Rows from a dataset of charts and code

───

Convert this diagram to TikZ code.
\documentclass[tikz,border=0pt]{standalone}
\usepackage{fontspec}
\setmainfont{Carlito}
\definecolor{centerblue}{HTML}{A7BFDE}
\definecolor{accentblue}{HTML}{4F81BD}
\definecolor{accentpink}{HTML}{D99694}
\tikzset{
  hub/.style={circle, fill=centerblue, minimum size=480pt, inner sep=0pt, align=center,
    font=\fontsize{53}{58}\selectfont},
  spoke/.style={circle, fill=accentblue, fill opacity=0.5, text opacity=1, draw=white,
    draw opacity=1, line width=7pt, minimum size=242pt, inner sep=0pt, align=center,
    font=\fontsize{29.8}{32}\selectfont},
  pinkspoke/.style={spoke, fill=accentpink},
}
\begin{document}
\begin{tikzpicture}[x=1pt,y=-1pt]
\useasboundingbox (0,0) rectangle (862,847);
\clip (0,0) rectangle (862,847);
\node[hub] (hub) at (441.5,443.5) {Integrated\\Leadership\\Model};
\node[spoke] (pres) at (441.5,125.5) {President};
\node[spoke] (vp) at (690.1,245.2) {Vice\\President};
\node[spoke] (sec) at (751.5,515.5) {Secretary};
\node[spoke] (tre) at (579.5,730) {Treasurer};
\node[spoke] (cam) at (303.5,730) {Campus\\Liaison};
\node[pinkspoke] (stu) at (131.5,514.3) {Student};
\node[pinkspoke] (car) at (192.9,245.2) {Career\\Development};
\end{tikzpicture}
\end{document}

───

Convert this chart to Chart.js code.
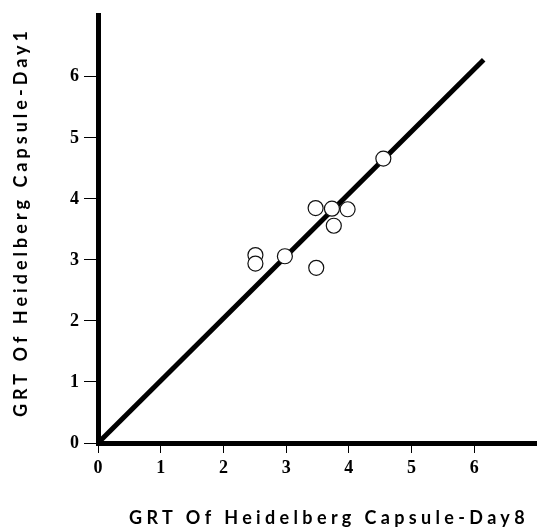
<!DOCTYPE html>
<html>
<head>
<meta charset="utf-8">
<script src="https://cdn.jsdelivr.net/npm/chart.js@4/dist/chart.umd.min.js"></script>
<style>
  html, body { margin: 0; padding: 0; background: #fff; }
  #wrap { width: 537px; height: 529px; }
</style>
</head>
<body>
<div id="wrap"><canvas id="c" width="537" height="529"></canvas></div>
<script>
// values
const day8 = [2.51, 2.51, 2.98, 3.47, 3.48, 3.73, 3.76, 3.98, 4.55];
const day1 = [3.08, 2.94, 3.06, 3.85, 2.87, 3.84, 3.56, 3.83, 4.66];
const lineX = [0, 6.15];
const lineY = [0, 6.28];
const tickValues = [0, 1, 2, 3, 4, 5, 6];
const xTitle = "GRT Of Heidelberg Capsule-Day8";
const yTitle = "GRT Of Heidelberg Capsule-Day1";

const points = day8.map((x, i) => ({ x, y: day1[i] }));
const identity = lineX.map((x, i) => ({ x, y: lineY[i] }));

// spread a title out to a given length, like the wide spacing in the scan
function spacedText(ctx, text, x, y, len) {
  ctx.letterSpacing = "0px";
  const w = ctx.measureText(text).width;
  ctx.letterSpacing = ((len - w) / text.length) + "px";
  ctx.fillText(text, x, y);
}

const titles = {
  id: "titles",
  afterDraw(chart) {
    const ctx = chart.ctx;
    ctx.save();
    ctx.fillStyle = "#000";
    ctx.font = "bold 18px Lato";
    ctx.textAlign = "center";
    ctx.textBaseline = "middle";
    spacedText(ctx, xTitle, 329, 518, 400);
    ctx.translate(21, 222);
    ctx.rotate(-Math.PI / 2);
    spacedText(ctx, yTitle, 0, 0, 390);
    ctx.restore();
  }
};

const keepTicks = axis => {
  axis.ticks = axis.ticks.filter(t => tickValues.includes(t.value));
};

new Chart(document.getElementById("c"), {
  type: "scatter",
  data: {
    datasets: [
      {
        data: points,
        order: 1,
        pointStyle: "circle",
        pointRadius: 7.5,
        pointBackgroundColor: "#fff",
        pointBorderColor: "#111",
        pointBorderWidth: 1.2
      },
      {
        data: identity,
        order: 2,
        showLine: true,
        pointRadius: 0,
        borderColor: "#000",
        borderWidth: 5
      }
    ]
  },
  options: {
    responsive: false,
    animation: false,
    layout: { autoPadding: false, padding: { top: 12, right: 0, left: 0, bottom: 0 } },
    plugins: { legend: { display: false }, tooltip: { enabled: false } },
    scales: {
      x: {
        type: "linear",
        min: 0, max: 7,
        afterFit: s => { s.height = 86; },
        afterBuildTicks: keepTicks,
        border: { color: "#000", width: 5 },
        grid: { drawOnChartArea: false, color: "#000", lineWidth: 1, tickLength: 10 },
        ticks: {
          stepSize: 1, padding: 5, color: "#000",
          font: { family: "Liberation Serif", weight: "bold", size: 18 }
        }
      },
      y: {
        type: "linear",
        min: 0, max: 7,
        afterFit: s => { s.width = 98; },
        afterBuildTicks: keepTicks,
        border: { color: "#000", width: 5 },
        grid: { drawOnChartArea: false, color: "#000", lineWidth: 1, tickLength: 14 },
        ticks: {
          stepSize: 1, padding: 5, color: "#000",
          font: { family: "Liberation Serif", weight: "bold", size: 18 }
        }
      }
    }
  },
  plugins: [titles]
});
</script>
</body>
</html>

───

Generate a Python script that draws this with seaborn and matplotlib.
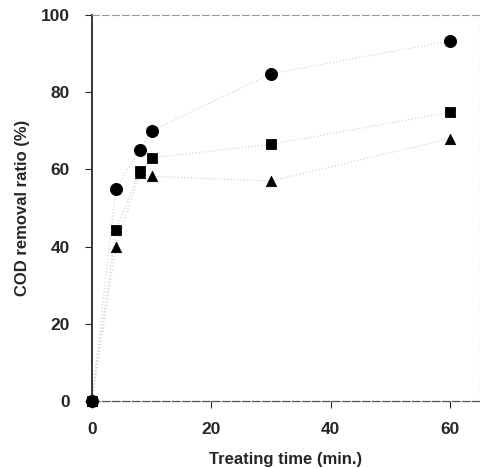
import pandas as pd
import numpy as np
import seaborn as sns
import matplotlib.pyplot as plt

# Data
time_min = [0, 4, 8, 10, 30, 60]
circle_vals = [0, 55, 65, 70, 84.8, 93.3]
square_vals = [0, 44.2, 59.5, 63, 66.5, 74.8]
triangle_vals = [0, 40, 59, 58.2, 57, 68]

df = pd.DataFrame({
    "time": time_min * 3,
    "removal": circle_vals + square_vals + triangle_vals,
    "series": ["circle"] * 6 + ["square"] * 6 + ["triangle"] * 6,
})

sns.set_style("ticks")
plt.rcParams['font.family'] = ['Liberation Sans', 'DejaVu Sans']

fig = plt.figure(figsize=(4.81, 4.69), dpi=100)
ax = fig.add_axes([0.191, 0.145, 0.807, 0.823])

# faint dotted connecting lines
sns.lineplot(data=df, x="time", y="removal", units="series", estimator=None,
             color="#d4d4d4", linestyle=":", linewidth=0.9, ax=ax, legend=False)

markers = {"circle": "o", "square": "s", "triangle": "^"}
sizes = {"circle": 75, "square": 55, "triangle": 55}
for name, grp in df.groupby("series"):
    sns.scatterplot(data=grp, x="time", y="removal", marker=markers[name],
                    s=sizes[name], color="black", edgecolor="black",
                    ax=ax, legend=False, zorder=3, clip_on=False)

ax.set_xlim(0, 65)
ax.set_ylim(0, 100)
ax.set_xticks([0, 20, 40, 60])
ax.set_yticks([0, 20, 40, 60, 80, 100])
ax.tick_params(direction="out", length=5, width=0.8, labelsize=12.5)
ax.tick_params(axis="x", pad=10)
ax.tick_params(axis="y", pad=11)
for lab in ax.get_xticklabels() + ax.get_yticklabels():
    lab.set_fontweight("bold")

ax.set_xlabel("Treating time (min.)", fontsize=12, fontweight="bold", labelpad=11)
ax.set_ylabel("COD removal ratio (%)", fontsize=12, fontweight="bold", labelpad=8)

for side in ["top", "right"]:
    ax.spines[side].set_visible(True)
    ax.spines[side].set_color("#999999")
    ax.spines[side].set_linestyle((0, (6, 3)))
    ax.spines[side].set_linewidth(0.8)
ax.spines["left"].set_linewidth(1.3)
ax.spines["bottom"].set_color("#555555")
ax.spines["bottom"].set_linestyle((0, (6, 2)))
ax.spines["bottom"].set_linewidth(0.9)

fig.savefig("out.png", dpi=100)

───

» **WORK TO COMPLETE**
Go up to the line with "Generate a Python" and retype exactly from there through the line with "ax = fig.add_axes([0.191, 0.145, 0.807, 0.823])". Leave out pictures.

» **EXERCISE RESPONSE**
Generate a Python script that draws this with seaborn and matplotlib.
import pandas as pd
import numpy as np
import seaborn as sns
import matplotlib.pyplot as plt

# Data
time_min = [0, 4, 8, 10, 30, 60]
circle_vals = [0, 55, 65, 70, 84.8, 93.3]
square_vals = [0, 44.2, 59.5, 63, 66.5, 74.8]
triangle_vals = [0, 40, 59, 58.2, 57, 68]

df = pd.DataFrame({
    "time": time_min * 3,
    "removal": circle_vals + square_vals + triangle_vals,
    "series": ["circle"] * 6 + ["square"] * 6 + ["triangle"] * 6,
})

sns.set_style("ticks")
plt.rcParams['font.family'] = ['Liberation Sans', 'DejaVu Sans']

fig = plt.figure(figsize=(4.81, 4.69), dpi=100)
ax = fig.add_axes([0.191, 0.145, 0.807, 0.823])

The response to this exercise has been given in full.